— Start Extracted entries —

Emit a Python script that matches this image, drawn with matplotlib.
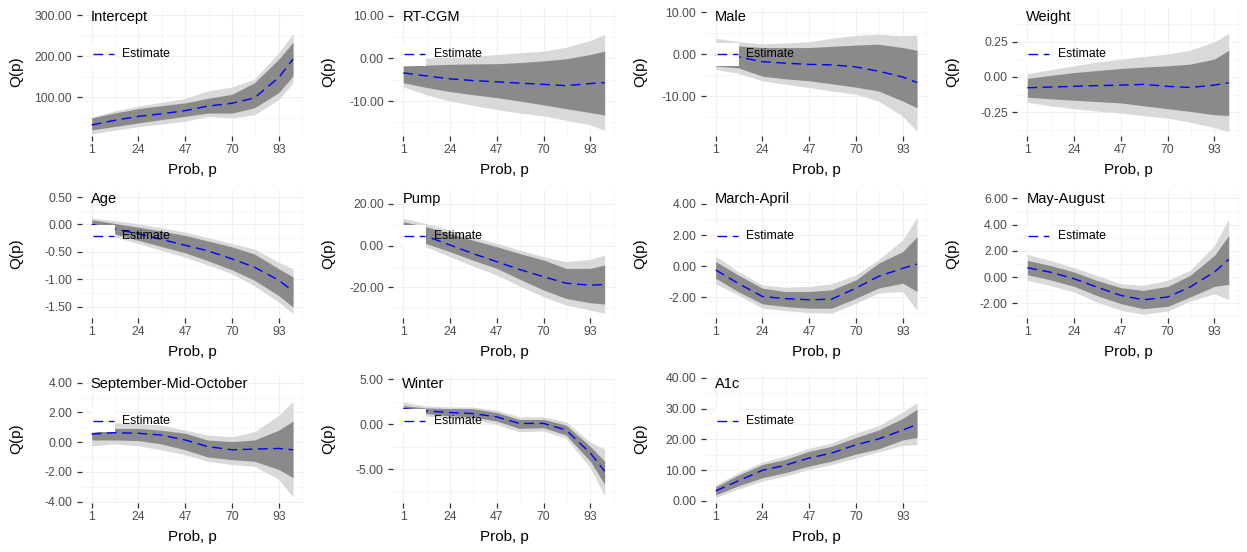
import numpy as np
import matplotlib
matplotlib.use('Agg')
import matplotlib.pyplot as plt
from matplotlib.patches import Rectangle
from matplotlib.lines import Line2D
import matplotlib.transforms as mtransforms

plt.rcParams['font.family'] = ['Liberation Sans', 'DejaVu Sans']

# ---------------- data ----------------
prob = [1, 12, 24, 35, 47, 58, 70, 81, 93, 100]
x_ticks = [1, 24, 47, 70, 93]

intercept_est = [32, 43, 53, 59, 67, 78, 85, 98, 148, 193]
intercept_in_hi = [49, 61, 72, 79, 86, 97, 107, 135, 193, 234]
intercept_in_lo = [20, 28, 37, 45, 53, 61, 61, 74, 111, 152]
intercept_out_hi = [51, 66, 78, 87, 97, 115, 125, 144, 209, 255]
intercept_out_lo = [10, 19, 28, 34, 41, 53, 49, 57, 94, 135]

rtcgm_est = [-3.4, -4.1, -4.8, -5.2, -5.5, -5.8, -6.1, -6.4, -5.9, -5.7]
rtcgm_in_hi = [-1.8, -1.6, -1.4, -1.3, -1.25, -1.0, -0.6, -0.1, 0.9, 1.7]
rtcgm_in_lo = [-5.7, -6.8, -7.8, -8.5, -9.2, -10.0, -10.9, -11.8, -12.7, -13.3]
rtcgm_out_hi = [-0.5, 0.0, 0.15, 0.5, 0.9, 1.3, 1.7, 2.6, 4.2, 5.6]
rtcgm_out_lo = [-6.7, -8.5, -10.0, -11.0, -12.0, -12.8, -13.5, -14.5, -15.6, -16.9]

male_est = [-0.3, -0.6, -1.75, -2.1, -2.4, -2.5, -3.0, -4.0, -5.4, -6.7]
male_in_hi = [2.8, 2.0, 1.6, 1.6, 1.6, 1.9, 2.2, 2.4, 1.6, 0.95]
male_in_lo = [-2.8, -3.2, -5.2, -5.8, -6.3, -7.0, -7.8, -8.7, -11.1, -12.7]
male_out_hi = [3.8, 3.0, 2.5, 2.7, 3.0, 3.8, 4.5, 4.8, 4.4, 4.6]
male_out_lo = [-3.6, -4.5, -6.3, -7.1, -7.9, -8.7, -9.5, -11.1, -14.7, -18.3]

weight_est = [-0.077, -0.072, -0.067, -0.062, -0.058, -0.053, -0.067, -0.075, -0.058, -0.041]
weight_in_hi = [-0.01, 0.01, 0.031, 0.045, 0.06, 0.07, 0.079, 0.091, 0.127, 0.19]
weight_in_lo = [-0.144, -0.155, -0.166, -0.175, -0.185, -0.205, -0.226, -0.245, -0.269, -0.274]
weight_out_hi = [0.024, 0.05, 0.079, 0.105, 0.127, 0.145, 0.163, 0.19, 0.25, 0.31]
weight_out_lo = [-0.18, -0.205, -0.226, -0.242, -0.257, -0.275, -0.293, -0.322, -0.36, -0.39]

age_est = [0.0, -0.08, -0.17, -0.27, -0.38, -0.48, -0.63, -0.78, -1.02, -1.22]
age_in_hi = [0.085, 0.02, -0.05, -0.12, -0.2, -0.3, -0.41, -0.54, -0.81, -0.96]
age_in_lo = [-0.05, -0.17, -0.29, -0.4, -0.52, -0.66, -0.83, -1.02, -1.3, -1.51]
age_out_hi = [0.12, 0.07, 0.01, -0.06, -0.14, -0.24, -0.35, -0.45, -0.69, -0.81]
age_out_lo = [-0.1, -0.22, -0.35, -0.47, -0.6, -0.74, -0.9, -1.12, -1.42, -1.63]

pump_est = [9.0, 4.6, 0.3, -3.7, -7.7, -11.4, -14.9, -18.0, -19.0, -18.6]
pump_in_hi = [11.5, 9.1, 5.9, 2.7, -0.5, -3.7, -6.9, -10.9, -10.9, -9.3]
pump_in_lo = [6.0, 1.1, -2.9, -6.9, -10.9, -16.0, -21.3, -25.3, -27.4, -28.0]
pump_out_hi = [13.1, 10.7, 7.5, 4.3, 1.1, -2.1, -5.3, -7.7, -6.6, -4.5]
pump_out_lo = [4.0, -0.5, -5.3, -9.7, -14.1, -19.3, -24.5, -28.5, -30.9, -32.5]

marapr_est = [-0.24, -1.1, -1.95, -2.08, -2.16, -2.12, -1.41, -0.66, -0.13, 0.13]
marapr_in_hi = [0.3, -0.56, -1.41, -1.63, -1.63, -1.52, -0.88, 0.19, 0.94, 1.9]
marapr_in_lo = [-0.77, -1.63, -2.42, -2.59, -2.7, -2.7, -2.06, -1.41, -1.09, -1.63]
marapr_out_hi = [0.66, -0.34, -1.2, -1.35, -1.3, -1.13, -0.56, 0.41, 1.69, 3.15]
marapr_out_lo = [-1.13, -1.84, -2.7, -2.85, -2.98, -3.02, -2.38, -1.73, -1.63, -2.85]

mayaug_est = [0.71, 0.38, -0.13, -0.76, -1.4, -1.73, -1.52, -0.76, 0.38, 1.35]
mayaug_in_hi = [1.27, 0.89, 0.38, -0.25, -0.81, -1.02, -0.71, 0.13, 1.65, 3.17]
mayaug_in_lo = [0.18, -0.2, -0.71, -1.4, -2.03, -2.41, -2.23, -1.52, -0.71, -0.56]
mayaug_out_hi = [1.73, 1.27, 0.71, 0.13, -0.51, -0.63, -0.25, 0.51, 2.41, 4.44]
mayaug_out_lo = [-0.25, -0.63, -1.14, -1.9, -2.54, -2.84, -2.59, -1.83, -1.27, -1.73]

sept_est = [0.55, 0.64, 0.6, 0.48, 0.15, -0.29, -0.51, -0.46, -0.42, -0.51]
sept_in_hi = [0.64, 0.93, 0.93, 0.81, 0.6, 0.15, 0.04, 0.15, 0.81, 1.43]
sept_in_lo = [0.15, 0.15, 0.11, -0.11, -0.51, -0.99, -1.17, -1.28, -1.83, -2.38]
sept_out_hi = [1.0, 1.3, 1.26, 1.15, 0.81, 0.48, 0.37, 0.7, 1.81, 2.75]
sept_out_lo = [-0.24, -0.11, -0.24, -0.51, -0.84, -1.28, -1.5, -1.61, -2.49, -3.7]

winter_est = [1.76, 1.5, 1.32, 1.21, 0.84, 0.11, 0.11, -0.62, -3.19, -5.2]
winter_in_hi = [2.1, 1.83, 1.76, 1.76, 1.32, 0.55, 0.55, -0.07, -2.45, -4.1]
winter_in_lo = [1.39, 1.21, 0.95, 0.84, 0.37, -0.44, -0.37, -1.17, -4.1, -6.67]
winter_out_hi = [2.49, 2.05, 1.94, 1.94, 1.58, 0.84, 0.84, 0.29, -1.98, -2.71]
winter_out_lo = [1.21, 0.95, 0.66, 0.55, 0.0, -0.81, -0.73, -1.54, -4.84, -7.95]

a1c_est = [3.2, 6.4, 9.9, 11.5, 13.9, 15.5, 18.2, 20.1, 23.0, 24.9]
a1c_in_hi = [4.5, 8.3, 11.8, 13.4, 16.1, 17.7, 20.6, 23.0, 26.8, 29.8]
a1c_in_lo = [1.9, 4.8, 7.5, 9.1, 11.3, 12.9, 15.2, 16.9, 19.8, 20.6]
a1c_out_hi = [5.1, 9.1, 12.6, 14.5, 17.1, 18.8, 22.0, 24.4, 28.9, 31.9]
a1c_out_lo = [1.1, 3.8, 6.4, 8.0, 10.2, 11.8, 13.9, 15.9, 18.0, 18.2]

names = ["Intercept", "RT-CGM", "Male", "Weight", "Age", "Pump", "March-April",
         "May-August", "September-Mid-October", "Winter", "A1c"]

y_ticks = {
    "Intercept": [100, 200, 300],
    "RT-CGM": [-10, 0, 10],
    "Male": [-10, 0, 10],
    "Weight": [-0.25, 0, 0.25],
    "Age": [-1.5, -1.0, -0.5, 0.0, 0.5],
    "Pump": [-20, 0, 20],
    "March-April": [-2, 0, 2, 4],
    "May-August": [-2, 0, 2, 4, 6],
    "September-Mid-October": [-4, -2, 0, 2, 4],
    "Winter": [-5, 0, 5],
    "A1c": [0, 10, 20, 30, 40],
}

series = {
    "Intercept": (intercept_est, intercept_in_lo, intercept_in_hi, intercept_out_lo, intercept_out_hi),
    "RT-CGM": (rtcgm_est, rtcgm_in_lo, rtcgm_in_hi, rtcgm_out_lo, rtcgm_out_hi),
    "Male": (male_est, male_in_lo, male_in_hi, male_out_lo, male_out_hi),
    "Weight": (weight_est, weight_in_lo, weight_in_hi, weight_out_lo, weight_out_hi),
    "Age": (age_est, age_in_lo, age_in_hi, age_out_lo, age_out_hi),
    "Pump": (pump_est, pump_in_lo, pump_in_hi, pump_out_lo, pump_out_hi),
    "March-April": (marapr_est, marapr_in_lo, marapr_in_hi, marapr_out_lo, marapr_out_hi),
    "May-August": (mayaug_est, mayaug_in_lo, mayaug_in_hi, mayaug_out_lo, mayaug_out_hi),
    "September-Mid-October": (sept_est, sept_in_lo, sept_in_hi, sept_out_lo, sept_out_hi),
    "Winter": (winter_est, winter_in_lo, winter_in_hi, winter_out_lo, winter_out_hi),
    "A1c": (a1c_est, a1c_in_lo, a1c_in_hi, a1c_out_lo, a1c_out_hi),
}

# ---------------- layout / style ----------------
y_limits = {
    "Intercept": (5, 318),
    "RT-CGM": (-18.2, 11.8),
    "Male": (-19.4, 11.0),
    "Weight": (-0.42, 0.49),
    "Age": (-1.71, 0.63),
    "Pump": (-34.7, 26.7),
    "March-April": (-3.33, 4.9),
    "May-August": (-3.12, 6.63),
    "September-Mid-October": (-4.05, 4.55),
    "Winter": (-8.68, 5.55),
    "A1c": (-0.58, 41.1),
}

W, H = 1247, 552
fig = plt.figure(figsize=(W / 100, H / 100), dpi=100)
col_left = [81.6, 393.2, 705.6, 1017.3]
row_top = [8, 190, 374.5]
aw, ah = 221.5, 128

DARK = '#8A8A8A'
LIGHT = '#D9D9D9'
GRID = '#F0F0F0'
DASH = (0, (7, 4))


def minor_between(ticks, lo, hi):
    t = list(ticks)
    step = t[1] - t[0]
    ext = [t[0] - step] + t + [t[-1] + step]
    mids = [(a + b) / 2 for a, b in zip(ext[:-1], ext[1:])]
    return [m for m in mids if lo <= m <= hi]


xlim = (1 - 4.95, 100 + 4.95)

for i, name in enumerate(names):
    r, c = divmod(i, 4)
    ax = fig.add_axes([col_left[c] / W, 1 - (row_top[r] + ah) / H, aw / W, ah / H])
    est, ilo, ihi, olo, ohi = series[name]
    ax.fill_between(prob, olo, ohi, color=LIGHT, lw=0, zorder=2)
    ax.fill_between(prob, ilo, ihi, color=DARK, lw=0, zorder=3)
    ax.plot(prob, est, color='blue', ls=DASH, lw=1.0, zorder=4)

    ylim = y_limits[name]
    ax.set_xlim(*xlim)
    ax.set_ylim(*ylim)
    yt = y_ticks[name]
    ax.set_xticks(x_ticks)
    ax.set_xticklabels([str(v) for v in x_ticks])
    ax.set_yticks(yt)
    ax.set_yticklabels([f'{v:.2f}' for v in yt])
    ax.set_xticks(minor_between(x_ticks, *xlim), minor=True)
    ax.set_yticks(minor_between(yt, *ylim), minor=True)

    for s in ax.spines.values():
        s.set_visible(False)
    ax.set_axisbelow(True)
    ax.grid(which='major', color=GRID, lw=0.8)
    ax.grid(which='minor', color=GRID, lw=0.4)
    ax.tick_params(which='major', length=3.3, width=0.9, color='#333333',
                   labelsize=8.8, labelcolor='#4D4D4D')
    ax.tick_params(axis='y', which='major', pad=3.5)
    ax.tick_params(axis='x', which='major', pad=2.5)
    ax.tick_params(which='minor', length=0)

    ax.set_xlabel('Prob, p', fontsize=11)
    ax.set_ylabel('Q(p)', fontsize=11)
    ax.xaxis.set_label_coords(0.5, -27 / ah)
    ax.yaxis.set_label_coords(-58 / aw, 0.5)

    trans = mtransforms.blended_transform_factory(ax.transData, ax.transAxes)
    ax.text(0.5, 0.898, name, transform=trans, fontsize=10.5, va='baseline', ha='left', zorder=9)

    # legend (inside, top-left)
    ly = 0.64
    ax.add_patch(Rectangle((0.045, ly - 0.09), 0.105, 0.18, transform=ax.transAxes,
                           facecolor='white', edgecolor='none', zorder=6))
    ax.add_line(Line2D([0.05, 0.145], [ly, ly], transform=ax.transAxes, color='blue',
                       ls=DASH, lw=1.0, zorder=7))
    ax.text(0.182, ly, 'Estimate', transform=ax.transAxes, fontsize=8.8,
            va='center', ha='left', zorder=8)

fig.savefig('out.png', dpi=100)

— End Extracted entries —
— Start Extracted entries —

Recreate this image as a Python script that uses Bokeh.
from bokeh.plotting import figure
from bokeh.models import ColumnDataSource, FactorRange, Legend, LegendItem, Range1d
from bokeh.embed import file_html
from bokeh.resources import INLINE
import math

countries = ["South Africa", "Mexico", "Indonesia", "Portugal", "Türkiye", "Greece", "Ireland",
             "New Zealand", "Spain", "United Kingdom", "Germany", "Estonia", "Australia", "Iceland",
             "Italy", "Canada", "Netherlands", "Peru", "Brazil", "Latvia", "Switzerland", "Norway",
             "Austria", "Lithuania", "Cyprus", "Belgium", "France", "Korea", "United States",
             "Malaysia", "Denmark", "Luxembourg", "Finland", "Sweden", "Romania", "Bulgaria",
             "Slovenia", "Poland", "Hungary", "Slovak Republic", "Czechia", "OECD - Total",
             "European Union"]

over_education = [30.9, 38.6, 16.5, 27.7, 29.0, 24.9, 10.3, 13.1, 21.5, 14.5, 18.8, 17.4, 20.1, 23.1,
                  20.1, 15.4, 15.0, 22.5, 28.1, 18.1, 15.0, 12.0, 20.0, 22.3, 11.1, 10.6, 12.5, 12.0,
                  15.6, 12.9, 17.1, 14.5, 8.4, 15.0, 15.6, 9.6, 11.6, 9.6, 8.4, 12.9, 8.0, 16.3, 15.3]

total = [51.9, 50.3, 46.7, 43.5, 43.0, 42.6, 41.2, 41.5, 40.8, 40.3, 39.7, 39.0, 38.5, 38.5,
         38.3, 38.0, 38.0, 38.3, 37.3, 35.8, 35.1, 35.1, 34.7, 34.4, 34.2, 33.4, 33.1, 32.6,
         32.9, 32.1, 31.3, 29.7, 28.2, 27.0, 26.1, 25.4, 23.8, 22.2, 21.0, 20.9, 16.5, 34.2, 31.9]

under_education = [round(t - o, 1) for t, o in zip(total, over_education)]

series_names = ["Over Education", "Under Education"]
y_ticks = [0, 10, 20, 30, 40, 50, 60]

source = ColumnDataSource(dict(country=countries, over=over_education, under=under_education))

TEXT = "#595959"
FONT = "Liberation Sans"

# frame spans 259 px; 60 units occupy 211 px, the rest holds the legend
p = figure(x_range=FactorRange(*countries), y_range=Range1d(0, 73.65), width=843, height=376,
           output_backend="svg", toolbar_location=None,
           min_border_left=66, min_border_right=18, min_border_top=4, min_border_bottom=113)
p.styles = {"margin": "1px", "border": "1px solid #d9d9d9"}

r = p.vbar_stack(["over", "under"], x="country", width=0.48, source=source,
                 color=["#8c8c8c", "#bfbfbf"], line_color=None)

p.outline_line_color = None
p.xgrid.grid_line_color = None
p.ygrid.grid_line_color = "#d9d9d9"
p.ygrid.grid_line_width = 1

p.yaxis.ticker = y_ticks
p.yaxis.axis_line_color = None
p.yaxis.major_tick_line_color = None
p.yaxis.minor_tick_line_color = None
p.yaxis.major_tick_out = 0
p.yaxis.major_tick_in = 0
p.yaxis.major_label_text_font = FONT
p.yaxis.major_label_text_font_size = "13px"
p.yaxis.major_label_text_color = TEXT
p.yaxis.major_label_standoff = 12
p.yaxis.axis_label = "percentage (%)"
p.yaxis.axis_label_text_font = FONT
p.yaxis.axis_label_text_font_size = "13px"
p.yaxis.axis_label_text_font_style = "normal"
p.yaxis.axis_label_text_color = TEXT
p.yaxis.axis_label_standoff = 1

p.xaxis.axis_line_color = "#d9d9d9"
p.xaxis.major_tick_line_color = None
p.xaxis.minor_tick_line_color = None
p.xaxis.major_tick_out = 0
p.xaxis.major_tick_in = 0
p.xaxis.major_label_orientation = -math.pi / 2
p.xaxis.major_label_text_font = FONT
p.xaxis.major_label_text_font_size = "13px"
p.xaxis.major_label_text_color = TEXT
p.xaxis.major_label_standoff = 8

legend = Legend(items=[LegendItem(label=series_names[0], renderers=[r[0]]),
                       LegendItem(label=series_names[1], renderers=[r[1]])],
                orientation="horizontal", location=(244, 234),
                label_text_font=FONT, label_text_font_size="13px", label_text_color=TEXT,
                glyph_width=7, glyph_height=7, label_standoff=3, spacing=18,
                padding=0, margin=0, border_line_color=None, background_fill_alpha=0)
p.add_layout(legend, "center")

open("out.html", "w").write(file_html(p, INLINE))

— End Extracted entries —

Copy out only the lines from the one containing "Emit a Python" through the one containing "x_ticks = [1, 24, 47, 70, 93]", exactly, with both ends. Any picture is left out.

» **Output for this exercise**:
Emit a Python script that matches this image, drawn with matplotlib.
import numpy as np
import matplotlib
matplotlib.use('Agg')
import matplotlib.pyplot as plt
from matplotlib.patches import Rectangle
from matplotlib.lines import Line2D
import matplotlib.transforms as mtransforms

plt.rcParams['font.family'] = ['Liberation Sans', 'DejaVu Sans']

# ---------------- data ----------------
prob = [1, 12, 24, 35, 47, 58, 70, 81, 93, 100]
x_ticks = [1, 24, 47, 70, 93]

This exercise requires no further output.